(begin)

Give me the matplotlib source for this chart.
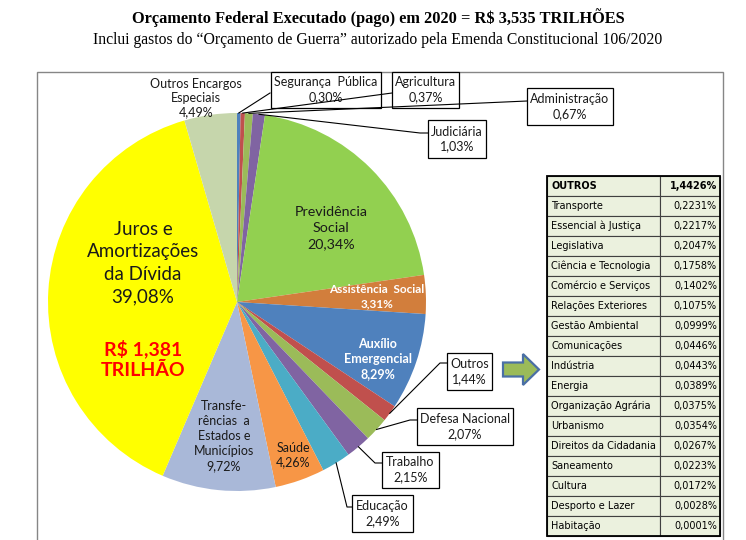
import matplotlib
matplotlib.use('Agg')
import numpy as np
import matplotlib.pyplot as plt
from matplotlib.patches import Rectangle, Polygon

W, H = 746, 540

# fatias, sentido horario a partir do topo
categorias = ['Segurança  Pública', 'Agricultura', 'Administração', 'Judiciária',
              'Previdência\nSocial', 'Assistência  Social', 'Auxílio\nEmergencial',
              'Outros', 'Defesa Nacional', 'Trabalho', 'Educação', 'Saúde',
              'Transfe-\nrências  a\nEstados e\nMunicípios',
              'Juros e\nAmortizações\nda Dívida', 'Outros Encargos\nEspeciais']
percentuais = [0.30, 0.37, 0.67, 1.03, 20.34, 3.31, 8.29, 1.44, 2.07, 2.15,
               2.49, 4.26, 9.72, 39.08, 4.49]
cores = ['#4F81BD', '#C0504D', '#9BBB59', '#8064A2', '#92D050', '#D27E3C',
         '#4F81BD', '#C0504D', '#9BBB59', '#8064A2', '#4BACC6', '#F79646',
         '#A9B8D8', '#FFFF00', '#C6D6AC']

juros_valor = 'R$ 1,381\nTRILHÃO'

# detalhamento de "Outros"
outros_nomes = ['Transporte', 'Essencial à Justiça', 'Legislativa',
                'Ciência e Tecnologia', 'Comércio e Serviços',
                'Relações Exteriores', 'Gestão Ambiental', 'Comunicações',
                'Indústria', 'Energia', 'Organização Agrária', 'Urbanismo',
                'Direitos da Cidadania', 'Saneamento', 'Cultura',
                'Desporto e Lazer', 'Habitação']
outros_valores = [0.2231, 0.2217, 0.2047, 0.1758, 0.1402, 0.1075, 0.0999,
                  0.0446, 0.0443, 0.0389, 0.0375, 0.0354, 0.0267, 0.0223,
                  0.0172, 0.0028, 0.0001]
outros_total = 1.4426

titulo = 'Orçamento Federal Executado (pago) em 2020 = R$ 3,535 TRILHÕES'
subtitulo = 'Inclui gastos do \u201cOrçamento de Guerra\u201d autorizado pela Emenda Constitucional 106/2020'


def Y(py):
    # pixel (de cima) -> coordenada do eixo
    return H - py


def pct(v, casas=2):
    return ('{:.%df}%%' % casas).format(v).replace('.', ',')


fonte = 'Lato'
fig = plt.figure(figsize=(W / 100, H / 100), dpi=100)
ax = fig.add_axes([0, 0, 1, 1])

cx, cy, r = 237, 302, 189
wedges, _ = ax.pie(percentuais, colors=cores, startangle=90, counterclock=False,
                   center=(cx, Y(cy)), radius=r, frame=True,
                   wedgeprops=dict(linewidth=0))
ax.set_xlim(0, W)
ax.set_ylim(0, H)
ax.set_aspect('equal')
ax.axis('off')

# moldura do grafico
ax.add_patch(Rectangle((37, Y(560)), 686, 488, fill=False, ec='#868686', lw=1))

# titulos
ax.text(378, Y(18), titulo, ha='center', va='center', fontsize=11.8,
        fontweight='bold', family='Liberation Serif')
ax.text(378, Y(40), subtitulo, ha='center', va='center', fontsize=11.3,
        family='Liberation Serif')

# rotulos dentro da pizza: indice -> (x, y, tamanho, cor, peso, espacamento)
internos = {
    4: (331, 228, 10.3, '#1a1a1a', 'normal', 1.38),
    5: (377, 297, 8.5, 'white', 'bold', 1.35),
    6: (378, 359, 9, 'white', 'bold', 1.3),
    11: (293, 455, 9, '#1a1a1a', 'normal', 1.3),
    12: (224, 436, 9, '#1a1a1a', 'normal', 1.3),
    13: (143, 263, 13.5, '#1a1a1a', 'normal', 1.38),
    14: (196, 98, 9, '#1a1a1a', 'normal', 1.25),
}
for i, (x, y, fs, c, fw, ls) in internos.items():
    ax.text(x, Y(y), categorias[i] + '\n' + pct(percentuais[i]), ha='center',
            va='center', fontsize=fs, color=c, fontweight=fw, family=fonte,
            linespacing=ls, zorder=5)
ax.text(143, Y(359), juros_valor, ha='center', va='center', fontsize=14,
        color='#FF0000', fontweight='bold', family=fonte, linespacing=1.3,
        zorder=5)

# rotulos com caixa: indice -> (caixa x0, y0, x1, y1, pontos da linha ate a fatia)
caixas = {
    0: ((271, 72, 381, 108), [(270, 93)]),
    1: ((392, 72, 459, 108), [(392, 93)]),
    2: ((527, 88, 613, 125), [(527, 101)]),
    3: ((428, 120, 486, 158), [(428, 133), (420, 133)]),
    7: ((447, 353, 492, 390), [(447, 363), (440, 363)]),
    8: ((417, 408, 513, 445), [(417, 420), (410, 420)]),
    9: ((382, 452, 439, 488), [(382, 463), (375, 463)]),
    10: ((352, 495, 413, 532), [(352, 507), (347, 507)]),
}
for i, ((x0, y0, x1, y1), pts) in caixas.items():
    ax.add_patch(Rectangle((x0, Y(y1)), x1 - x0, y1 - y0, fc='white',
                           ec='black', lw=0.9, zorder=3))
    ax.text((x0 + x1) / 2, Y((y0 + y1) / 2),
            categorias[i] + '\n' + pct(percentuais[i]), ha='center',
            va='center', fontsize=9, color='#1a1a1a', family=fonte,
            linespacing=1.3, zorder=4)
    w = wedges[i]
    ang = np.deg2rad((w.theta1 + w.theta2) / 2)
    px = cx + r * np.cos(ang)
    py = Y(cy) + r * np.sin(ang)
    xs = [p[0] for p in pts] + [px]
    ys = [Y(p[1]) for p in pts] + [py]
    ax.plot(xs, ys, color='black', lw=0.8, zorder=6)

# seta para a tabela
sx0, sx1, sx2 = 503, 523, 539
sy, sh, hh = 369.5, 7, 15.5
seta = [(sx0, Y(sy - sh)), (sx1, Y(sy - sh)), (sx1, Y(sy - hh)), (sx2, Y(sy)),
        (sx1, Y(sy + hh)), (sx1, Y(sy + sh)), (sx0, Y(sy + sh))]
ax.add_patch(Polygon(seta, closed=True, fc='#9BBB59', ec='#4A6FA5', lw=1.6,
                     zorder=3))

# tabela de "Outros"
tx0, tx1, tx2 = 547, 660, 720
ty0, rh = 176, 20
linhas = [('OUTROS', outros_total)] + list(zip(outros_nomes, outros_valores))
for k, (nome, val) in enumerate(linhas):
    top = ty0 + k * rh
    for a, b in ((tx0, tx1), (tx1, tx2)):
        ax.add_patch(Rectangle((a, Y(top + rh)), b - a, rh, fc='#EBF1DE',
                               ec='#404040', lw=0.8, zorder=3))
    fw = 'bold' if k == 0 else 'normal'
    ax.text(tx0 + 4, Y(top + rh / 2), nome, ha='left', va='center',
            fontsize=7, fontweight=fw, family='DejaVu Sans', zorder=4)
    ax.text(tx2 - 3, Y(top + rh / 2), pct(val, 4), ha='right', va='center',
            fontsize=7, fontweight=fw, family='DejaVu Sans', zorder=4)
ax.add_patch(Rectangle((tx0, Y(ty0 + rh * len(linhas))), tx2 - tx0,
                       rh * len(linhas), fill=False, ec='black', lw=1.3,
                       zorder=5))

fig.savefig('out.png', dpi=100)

(end)

> **Work instructions**
Leave the images out, please, and restate each line word for word.

> **Result below**
Give me the matplotlib source for this chart.
import matplotlib
matplotlib.use('Agg')
import numpy as np
import matplotlib.pyplot as plt
from matplotlib.patches import Rectangle, Polygon

W, H = 746, 540

# fatias, sentido horario a partir do topo
categorias = ['Segurança  Pública', 'Agricultura', 'Administração', 'Judiciária',
              'Previdência\nSocial', 'Assistência  Social', 'Auxílio\nEmergencial',
              'Outros', 'Defesa Nacional', 'Trabalho', 'Educação', 'Saúde',
              'Transfe-\nrências  a\nEstados e\nMunicípios',
              'Juros e\nAmortizações\nda Dívida', 'Outros Encargos\nEspeciais']
percentuais = [0.30, 0.37, 0.67, 1.03, 20.34, 3.31, 8.29, 1.44, 2.07, 2.15,
               2.49, 4.26, 9.72, 39.08, 4.49]
cores = ['#4F81BD', '#C0504D', '#9BBB59', '#8064A2', '#92D050', '#D27E3C',
         '#4F81BD', '#C0504D', '#9BBB59', '#8064A2', '#4BACC6', '#F79646',
         '#A9B8D8', '#FFFF00', '#C6D6AC']

juros_valor = 'R$ 1,381\nTRILHÃO'

# detalhamento de "Outros"
outros_nomes = ['Transporte', 'Essencial à Justiça', 'Legislativa',
                'Ciência e Tecnologia', 'Comércio e Serviços',
                'Relações Exteriores', 'Gestão Ambiental', 'Comunicações',
                'Indústria', 'Energia', 'Organização Agrária', 'Urbanismo',
                'Direitos da Cidadania', 'Saneamento', 'Cultura',
                'Desporto e Lazer', 'Habitação']
outros_valores = [0.2231, 0.2217, 0.2047, 0.1758, 0.1402, 0.1075, 0.0999,
                  0.0446, 0.0443, 0.0389, 0.0375, 0.0354, 0.0267, 0.0223,
                  0.0172, 0.0028, 0.0001]
outros_total = 1.4426

titulo = 'Orçamento Federal Executado (pago) em 2020 = R$ 3,535 TRILHÕES'
subtitulo = 'Inclui gastos do \u201cOrçamento de Guerra\u201d autorizado pela Emenda Constitucional 106/2020'


def Y(py):
    # pixel (de cima) -> coordenada do eixo
    return H - py


def pct(v, casas=2):
    return ('{:.%df}%%' % casas).format(v).replace('.', ',')


fonte = 'Lato'
fig = plt.figure(figsize=(W / 100, H / 100), dpi=100)
ax = fig.add_axes([0, 0, 1, 1])

cx, cy, r = 237, 302, 189
wedges, _ = ax.pie(percentuais, colors=cores, startangle=90, counterclock=False,
                   center=(cx, Y(cy)), radius=r, frame=True,
                   wedgeprops=dict(linewidth=0))
ax.set_xlim(0, W)
ax.set_ylim(0, H)
ax.set_aspect('equal')
ax.axis('off')

# moldura do grafico
ax.add_patch(Rectangle((37, Y(560)), 686, 488, fill=False, ec='#868686', lw=1))

# titulos
ax.text(378, Y(18), titulo, ha='center', va='center', fontsize=11.8,
        fontweight='bold', family='Liberation Serif')
ax.text(378, Y(40), subtitulo, ha='center', va='center', fontsize=11.3,
        family='Liberation Serif')

# rotulos dentro da pizza: indice -> (x, y, tamanho, cor, peso, espacamento)
internos = {
    4: (331, 228, 10.3, '#1a1a1a', 'normal', 1.38),
    5: (377, 297, 8.5, 'white', 'bold', 1.35),
    6: (378, 359, 9, 'white', 'bold', 1.3),
    11: (293, 455, 9, '#1a1a1a', 'normal', 1.3),
    12: (224, 436, 9, '#1a1a1a', 'normal', 1.3),
    13: (143, 263, 13.5, '#1a1a1a', 'normal', 1.38),
    14: (196, 98, 9, '#1a1a1a', 'normal', 1.25),
}
for i, (x, y, fs, c, fw, ls) in internos.items():
    ax.text(x, Y(y), categorias[i] + '\n' + pct(percentuais[i]), ha='center',
            va='center', fontsize=fs, color=c, fontweight=fw, family=fonte,
            linespacing=ls, zorder=5)
ax.text(143, Y(359), juros_valor, ha='center', va='center', fontsize=14,
        color='#FF0000', fontweight='bold', family=fonte, linespacing=1.3,
        zorder=5)

# rotulos com caixa: indice -> (caixa x0, y0, x1, y1, pontos da linha ate a fatia)
caixas = {
    0: ((271, 72, 381, 108), [(270, 93)]),
    1: ((392, 72, 459, 108), [(392, 93)]),
    2: ((527, 88, 613, 125), [(527, 101)]),
    3: ((428, 120, 486, 158), [(428, 133), (420, 133)]),
    7: ((447, 353, 492, 390), [(447, 363), (440, 363)]),
    8: ((417, 408, 513, 445), [(417, 420), (410, 420)]),
    9: ((382, 452, 439, 488), [(382, 463), (375, 463)]),
    10: ((352, 495, 413, 532), [(352, 507), (347, 507)]),
}
for i, ((x0, y0, x1, y1), pts) in caixas.items():
    ax.add_patch(Rectangle((x0, Y(y1)), x1 - x0, y1 - y0, fc='white',
                           ec='black', lw=0.9, zorder=3))
    ax.text((x0 + x1) / 2, Y((y0 + y1) / 2),
            categorias[i] + '\n' + pct(percentuais[i]), ha='center',
            va='center', fontsize=9, color='#1a1a1a', family=fonte,
            linespacing=1.3, zorder=4)
    w = wedges[i]
    ang = np.deg2rad((w.theta1 + w.theta2) / 2)
    px = cx + r * np.cos(ang)
    py = Y(cy) + r * np.sin(ang)
    xs = [p[0] for p in pts] + [px]
    ys = [Y(p[1]) for p in pts] + [py]
    ax.plot(xs, ys, color='black', lw=0.8, zorder=6)

# seta para a tabela
sx0, sx1, sx2 = 503, 523, 539
sy, sh, hh = 369.5, 7, 15.5
seta = [(sx0, Y(sy - sh)), (sx1, Y(sy - sh)), (sx1, Y(sy - hh)), (sx2, Y(sy)),
        (sx1, Y(sy + hh)), (sx1, Y(sy + sh)), (sx0, Y(sy + sh))]
ax.add_patch(Polygon(seta, closed=True, fc='#9BBB59', ec='#4A6FA5', lw=1.6,
                     zorder=3))

# tabela de "Outros"
tx0, tx1, tx2 = 547, 660, 720
ty0, rh = 176, 20
linhas = [('OUTROS', outros_total)] + list(zip(outros_nomes, outros_valores))
for k, (nome, val) in enumerate(linhas):
    top = ty0 + k * rh
    for a, b in ((tx0, tx1), (tx1, tx2)):
        ax.add_patch(Rectangle((a, Y(top + rh)), b - a, rh, fc='#EBF1DE',
                               ec='#404040', lw=0.8, zorder=3))
    fw = 'bold' if k == 0 else 'normal'
    ax.text(tx0 + 4, Y(top + rh / 2), nome, ha='left', va='center',
            fontsize=7, fontweight=fw, family='DejaVu Sans', zorder=4)
    ax.text(tx2 - 3, Y(top + rh / 2), pct(val, 4), ha='right', va='center',
            fontsize=7, fontweight=fw, family='DejaVu Sans', zorder=4)
ax.add_patch(Rectangle((tx0, Y(ty0 + rh * len(linhas))), tx2 - tx0,
                       rh * len(linhas), fill=False, ec='black', lw=1.3,
                       zorder=5))

fig.savefig('out.png', dpi=100)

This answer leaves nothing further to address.